◆ THE PROBLEM
Each line below is to be written out in full, exactly as shown.

◆ INFORMATION PROVIDED

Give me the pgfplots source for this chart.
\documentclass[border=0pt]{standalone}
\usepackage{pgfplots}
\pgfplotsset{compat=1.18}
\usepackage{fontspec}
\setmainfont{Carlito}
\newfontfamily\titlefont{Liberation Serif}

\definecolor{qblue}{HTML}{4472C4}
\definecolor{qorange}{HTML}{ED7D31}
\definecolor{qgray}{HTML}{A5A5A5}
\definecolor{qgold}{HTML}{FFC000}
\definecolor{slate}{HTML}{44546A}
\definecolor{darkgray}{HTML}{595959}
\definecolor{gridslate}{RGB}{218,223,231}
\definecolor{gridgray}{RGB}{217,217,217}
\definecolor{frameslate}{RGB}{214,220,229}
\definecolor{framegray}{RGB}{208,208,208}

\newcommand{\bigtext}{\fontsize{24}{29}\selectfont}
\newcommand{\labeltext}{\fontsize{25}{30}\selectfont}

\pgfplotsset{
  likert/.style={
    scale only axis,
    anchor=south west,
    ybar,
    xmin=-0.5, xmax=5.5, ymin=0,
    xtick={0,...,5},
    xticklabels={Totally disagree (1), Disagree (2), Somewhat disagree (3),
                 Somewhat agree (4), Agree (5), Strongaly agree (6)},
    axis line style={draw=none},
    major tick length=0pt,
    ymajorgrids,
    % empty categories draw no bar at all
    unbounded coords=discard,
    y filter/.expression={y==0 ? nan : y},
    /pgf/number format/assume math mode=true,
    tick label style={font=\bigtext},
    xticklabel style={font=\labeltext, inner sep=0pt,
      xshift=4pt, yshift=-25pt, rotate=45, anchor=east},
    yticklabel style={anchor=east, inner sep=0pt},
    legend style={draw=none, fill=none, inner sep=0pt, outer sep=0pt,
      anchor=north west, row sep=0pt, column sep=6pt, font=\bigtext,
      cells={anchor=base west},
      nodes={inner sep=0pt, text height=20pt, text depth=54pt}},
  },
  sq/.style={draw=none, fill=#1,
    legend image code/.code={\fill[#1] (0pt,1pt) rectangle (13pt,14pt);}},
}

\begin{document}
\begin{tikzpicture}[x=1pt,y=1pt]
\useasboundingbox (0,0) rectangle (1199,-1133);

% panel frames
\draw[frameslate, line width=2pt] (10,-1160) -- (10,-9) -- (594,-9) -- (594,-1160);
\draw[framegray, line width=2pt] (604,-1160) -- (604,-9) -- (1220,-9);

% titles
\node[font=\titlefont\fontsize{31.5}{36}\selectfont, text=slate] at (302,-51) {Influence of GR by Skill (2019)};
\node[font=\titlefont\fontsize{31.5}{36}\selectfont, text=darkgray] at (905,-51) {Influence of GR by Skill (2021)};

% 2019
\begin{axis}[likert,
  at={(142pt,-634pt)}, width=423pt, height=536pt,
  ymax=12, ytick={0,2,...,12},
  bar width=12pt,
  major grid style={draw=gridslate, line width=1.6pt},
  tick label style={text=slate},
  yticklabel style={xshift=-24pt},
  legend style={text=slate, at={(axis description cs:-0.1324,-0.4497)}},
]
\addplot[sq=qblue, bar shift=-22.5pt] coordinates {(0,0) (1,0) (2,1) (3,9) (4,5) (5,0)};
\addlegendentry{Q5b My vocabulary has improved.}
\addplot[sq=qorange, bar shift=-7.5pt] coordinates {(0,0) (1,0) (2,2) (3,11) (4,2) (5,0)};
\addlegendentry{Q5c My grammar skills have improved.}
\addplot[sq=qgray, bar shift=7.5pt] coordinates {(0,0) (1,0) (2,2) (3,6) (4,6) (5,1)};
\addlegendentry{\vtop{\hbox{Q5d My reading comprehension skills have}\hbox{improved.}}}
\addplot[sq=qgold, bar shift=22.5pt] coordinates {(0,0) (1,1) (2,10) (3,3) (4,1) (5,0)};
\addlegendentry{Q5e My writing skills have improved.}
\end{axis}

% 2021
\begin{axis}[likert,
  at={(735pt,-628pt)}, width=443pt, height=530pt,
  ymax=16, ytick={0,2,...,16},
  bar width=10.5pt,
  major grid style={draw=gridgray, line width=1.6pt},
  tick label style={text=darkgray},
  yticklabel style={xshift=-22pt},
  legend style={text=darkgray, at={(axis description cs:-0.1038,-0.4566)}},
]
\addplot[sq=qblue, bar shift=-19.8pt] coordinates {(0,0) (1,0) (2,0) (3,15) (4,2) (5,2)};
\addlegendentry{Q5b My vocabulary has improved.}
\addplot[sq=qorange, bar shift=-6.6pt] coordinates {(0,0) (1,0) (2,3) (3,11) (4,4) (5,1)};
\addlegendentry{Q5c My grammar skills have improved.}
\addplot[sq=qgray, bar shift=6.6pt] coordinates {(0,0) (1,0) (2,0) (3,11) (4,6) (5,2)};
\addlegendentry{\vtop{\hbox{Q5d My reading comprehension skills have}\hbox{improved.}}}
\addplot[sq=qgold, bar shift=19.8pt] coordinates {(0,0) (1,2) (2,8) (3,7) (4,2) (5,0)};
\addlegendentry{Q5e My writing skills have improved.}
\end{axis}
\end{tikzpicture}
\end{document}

◆ TASK SOLUTION
Give me the pgfplots source for this chart.
\documentclass[border=0pt]{standalone}
\usepackage{pgfplots}
\pgfplotsset{compat=1.18}
\usepackage{fontspec}
\setmainfont{Carlito}
\newfontfamily\titlefont{Liberation Serif}

\definecolor{qblue}{HTML}{4472C4}
\definecolor{qorange}{HTML}{ED7D31}
\definecolor{qgray}{HTML}{A5A5A5}
\definecolor{qgold}{HTML}{FFC000}
\definecolor{slate}{HTML}{44546A}
\definecolor{darkgray}{HTML}{595959}
\definecolor{gridslate}{RGB}{218,223,231}
\definecolor{gridgray}{RGB}{217,217,217}
\definecolor{frameslate}{RGB}{214,220,229}
\definecolor{framegray}{RGB}{208,208,208}

\newcommand{\bigtext}{\fontsize{24}{29}\selectfont}
\newcommand{\labeltext}{\fontsize{25}{30}\selectfont}

\pgfplotsset{
  likert/.style={
    scale only axis,
    anchor=south west,
    ybar,
    xmin=-0.5, xmax=5.5, ymin=0,
    xtick={0,...,5},
    xticklabels={Totally disagree (1), Disagree (2), Somewhat disagree (3),
                 Somewhat agree (4), Agree (5), Strongaly agree (6)},
    axis line style={draw=none},
    major tick length=0pt,
    ymajorgrids,
    % empty categories draw no bar at all
    unbounded coords=discard,
    y filter/.expression={y==0 ? nan : y},
    /pgf/number format/assume math mode=true,
    tick label style={font=\bigtext},
    xticklabel style={font=\labeltext, inner sep=0pt,
      xshift=4pt, yshift=-25pt, rotate=45, anchor=east},
    yticklabel style={anchor=east, inner sep=0pt},
    legend style={draw=none, fill=none, inner sep=0pt, outer sep=0pt,
      anchor=north west, row sep=0pt, column sep=6pt, font=\bigtext,
      cells={anchor=base west},
      nodes={inner sep=0pt, text height=20pt, text depth=54pt}},
  },
  sq/.style={draw=none, fill=#1,
    legend image code/.code={\fill[#1] (0pt,1pt) rectangle (13pt,14pt);}},
}

\begin{document}
\begin{tikzpicture}[x=1pt,y=1pt]
\useasboundingbox (0,0) rectangle (1199,-1133);

% panel frames
\draw[frameslate, line width=2pt] (10,-1160) -- (10,-9) -- (594,-9) -- (594,-1160);
\draw[framegray, line width=2pt] (604,-1160) -- (604,-9) -- (1220,-9);

% titles
\node[font=\titlefont\fontsize{31.5}{36}\selectfont, text=slate] at (302,-51) {Influence of GR by Skill (2019)};
\node[font=\titlefont\fontsize{31.5}{36}\selectfont, text=darkgray] at (905,-51) {Influence of GR by Skill (2021)};

% 2019
\begin{axis}[likert,
  at={(142pt,-634pt)}, width=423pt, height=536pt,
  ymax=12, ytick={0,2,...,12},
  bar width=12pt,
  major grid style={draw=gridslate, line width=1.6pt},
  tick label style={text=slate},
  yticklabel style={xshift=-24pt},
  legend style={text=slate, at={(axis description cs:-0.1324,-0.4497)}},
]
\addplot[sq=qblue, bar shift=-22.5pt] coordinates {(0,0) (1,0) (2,1) (3,9) (4,5) (5,0)};
\addlegendentry{Q5b My vocabulary has improved.}
\addplot[sq=qorange, bar shift=-7.5pt] coordinates {(0,0) (1,0) (2,2) (3,11) (4,2) (5,0)};
\addlegendentry{Q5c My grammar skills have improved.}
\addplot[sq=qgray, bar shift=7.5pt] coordinates {(0,0) (1,0) (2,2) (3,6) (4,6) (5,1)};
\addlegendentry{\vtop{\hbox{Q5d My reading comprehension skills have}\hbox{improved.}}}
\addplot[sq=qgold, bar shift=22.5pt] coordinates {(0,0) (1,1) (2,10) (3,3) (4,1) (5,0)};
\addlegendentry{Q5e My writing skills have improved.}
\end{axis}

% 2021
\begin{axis}[likert,
  at={(735pt,-628pt)}, width=443pt, height=530pt,
  ymax=16, ytick={0,2,...,16},
  bar width=10.5pt,
  major grid style={draw=gridgray, line width=1.6pt},
  tick label style={text=darkgray},
  yticklabel style={xshift=-22pt},
  legend style={text=darkgray, at={(axis description cs:-0.1038,-0.4566)}},
]
\addplot[sq=qblue, bar shift=-19.8pt] coordinates {(0,0) (1,0) (2,0) (3,15) (4,2) (5,2)};
\addlegendentry{Q5b My vocabulary has improved.}
\addplot[sq=qorange, bar shift=-6.6pt] coordinates {(0,0) (1,0) (2,3) (3,11) (4,4) (5,1)};
\addlegendentry{Q5c My grammar skills have improved.}
\addplot[sq=qgray, bar shift=6.6pt] coordinates {(0,0) (1,0) (2,0) (3,11) (4,6) (5,2)};
\addlegendentry{\vtop{\hbox{Q5d My reading comprehension skills have}\hbox{improved.}}}
\addplot[sq=qgold, bar shift=19.8pt] coordinates {(0,0) (1,2) (2,8) (3,7) (4,2) (5,0)};
\addlegendentry{Q5e My writing skills have improved.}
\end{axis}
\end{tikzpicture}
\end{document}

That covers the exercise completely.